> [SHORT TASK]: Collect all lines from the records below that include the word "this".

> [Code that draws figures]:
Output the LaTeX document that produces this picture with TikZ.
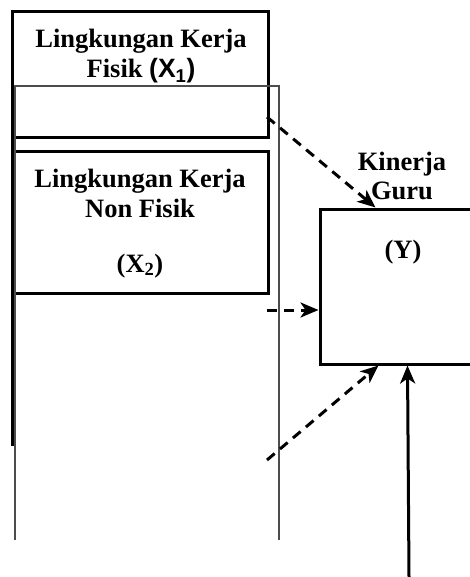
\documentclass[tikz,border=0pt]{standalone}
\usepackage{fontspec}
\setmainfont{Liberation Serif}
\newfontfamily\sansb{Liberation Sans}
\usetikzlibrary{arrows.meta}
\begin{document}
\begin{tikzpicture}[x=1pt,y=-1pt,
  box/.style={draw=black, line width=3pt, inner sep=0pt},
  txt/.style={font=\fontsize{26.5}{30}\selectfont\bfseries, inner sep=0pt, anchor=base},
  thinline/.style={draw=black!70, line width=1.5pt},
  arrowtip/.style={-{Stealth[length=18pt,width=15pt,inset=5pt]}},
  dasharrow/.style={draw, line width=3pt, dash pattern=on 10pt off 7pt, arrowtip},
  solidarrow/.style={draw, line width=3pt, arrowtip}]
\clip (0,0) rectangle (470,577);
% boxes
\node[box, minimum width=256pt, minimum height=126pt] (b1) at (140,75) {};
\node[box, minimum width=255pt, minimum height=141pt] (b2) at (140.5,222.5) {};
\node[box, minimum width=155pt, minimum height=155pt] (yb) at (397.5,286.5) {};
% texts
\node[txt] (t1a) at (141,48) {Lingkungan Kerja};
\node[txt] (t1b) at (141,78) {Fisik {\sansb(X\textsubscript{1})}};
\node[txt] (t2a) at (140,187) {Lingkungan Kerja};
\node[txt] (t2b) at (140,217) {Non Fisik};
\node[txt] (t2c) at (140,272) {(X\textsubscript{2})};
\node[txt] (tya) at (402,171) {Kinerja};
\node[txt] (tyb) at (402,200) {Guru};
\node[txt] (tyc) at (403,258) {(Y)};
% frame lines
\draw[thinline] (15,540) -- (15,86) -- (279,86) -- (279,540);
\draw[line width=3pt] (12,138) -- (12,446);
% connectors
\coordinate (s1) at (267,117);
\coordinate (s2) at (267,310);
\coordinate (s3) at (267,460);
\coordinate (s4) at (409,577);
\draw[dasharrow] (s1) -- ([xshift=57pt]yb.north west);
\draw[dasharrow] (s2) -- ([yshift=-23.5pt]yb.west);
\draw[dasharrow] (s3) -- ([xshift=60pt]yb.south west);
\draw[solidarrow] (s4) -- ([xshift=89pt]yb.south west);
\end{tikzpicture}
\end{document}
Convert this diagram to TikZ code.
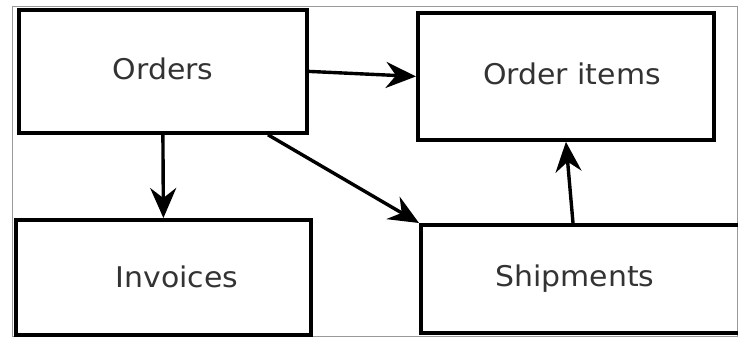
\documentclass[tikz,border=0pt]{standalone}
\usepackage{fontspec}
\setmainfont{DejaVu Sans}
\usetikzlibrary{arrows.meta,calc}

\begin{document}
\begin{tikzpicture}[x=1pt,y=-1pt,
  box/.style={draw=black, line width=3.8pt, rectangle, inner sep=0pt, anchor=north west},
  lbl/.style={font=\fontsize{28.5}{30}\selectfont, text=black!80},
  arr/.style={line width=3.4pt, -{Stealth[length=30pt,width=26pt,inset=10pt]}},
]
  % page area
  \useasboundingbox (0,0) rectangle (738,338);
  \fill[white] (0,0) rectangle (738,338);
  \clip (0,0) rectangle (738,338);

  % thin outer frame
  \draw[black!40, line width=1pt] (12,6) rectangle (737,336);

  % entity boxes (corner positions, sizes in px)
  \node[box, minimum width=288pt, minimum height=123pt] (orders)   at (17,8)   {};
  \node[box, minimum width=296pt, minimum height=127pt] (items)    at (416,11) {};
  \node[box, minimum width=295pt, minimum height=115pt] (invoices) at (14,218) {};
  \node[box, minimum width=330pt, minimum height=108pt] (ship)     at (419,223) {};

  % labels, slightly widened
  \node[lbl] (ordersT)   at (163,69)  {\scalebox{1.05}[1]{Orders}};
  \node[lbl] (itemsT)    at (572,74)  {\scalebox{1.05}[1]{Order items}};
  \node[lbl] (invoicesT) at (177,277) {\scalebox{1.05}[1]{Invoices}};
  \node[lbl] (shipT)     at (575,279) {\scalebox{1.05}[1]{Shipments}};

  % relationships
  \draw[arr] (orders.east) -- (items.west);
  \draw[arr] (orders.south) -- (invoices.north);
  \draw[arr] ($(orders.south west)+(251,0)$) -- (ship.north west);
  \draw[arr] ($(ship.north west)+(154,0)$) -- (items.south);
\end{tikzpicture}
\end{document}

> [TASK OUTPUT]:
Output the LaTeX document that produces this picture with TikZ.
Convert this diagram to TikZ code.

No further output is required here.